Chinese companies also bring a wealth of experience in cashless payments that would serve as a competitive advantage should they ever launch a digital currency in sub-Saharan Africa.
- In China, Tencent’s “super app” WeChat and AliPay – owned by Alibaba – dominate the economic landscape so completely that cashless payments in Yuan are the default means of exchange, fifty times larger than the comparable market in the US.
Moreover, partnerships between African mobile money providers and Chinese payments platforms, reflecting large African-Chinese trade flows, serves as a potential on-ramp to secure future African users of a Chinese digital currency.
- M-Pesa teamed up with WeChat to permit purchases between users of the two systems, allowing purchases by M-Pesa users from China without middlemen.

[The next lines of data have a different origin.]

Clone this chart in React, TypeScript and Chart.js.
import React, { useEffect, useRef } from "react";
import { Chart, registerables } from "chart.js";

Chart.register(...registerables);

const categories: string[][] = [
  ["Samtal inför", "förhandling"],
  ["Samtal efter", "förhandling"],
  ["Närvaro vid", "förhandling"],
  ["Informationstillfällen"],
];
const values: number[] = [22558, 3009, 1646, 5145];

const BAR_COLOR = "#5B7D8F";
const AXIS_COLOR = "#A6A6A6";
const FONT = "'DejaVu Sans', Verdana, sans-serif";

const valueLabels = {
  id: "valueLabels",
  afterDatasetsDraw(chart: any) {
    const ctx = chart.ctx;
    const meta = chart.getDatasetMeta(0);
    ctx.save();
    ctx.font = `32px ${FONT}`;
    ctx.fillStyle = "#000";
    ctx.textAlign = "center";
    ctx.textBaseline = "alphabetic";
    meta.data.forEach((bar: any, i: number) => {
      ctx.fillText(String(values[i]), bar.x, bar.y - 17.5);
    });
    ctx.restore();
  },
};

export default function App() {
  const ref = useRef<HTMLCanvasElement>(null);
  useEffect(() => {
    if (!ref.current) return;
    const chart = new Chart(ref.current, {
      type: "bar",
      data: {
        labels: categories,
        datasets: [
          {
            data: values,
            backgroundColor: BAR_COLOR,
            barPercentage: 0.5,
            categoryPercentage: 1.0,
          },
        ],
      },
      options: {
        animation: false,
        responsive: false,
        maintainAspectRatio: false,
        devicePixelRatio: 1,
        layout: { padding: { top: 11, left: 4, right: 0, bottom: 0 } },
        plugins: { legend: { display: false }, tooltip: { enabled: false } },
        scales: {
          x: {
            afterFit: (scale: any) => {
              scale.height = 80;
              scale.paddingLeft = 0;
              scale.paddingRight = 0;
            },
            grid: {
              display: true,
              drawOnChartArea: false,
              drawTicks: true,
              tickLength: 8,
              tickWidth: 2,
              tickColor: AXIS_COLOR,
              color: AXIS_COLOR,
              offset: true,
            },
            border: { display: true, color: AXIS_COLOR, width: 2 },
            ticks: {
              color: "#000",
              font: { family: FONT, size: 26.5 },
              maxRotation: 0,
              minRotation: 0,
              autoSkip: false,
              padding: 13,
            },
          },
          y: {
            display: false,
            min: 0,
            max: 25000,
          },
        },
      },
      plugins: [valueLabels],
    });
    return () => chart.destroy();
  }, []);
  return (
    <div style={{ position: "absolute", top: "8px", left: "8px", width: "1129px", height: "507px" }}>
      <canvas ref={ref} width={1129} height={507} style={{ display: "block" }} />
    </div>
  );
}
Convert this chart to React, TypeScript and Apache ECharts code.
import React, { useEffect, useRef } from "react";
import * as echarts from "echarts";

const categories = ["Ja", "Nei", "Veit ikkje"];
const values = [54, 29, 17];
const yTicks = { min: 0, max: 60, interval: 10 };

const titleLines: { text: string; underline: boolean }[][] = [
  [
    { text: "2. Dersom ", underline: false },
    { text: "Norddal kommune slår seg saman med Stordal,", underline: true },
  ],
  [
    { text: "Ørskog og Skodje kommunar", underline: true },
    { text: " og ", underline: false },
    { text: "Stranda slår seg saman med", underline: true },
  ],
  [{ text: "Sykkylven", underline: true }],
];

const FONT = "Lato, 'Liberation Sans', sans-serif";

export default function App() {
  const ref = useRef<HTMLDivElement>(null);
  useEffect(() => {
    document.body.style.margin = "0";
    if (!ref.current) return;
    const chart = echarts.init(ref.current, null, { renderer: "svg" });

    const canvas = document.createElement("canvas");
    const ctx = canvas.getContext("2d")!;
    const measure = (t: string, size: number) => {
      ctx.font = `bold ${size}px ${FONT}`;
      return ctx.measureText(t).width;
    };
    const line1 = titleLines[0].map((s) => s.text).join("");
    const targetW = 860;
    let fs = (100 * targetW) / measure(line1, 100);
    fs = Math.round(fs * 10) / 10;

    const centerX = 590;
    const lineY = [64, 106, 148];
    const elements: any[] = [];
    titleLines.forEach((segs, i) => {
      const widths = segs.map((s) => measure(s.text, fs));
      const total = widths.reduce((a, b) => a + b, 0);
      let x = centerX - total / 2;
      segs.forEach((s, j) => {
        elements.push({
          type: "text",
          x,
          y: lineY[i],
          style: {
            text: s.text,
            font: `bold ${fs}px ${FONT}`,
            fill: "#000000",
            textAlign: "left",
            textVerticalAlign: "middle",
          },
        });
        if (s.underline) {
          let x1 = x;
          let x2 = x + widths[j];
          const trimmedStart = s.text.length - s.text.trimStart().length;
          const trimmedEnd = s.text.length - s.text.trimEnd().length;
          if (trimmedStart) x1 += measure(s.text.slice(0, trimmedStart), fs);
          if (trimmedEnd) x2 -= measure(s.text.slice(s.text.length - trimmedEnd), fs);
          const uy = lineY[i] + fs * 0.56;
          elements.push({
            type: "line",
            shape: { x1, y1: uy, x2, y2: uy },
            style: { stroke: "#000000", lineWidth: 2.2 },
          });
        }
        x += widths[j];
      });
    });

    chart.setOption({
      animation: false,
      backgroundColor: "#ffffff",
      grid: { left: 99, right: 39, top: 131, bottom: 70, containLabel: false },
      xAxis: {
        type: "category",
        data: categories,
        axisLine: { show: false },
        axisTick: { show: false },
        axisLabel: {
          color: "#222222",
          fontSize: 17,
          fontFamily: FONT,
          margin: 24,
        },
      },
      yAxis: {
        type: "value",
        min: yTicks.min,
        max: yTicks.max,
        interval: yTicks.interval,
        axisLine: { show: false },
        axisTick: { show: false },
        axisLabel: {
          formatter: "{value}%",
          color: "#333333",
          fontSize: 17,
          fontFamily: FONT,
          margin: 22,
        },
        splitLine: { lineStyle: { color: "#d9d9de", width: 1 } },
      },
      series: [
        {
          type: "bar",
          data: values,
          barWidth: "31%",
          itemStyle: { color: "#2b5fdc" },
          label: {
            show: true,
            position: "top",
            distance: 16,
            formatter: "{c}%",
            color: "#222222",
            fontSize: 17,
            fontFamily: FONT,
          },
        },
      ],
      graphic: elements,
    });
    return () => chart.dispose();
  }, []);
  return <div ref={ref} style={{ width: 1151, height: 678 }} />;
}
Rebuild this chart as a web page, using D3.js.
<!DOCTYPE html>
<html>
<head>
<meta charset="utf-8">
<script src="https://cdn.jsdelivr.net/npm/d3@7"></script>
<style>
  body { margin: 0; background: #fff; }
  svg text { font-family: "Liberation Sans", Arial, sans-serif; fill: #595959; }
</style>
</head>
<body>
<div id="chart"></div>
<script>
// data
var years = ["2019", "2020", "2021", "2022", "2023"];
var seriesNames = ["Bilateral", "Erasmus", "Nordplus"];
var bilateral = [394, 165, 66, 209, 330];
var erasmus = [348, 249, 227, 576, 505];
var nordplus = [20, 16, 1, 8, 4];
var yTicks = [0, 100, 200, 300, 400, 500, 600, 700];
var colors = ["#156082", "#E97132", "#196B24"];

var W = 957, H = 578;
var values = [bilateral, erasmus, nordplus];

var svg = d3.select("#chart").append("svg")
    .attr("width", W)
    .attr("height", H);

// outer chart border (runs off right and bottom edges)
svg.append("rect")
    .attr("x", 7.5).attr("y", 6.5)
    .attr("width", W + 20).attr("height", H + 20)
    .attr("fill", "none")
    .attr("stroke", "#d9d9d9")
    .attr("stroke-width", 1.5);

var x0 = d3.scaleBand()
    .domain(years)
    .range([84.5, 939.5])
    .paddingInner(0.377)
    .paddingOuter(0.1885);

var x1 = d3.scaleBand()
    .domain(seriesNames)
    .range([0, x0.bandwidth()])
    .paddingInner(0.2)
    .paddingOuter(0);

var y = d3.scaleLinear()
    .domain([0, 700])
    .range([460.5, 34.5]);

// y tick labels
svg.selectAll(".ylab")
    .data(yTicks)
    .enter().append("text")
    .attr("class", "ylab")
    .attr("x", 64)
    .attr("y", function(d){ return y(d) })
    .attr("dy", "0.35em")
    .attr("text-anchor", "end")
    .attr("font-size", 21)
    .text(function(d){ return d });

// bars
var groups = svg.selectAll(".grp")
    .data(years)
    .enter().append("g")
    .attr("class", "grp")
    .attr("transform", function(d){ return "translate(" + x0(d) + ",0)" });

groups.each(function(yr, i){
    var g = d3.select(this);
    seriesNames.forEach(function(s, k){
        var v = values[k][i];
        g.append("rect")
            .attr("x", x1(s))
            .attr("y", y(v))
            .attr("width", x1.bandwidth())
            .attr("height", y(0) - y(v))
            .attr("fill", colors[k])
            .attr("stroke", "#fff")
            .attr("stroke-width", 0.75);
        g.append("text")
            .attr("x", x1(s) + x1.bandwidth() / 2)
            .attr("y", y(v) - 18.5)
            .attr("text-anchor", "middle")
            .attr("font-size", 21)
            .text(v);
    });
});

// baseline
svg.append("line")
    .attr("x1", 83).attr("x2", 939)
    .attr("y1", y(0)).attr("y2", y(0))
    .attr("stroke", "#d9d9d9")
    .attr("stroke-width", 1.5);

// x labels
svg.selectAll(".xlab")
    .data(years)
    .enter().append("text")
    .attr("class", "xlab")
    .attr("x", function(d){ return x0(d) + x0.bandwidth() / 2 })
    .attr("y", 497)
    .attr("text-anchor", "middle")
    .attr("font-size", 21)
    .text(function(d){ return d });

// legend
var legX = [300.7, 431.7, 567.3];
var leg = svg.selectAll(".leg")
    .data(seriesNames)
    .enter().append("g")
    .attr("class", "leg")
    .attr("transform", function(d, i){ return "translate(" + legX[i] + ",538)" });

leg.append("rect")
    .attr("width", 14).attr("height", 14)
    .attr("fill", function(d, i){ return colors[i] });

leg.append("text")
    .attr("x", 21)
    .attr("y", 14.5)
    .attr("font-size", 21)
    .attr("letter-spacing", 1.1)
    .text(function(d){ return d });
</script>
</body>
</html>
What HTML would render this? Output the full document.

Given the proliferation of Chinese software and hardware in Africa –through companies like Transsion and TenCent – and the social norm of using mobile money, it isn’t hard to imagine sub-Saharan Africa being among the first places to use a Chinese virtual currency.
- Facebook, which was inspired by WeChat with its push into payments, can also look to it, and other Chinese players, in driving adoption of Libra in Africa.
Facebook’s digital currency Libra could upend global financial services, in particular bringing the world’s unbanked population into formal markets.
- But, in African markets, which needs to boost financial inclusion, Libra risks being eclipsed by Chinese companies which have captured strong market share and built effective distribution channels.
- To stave off future Chinese competitors and gain control of its African user base, Facebook might have to explore making its own handsets.
Watch out for: Libra could yet die a premature death if a harsher US regulatory environment takes hold, making a showdown between it and a Chinese competitor in Africa a moot point.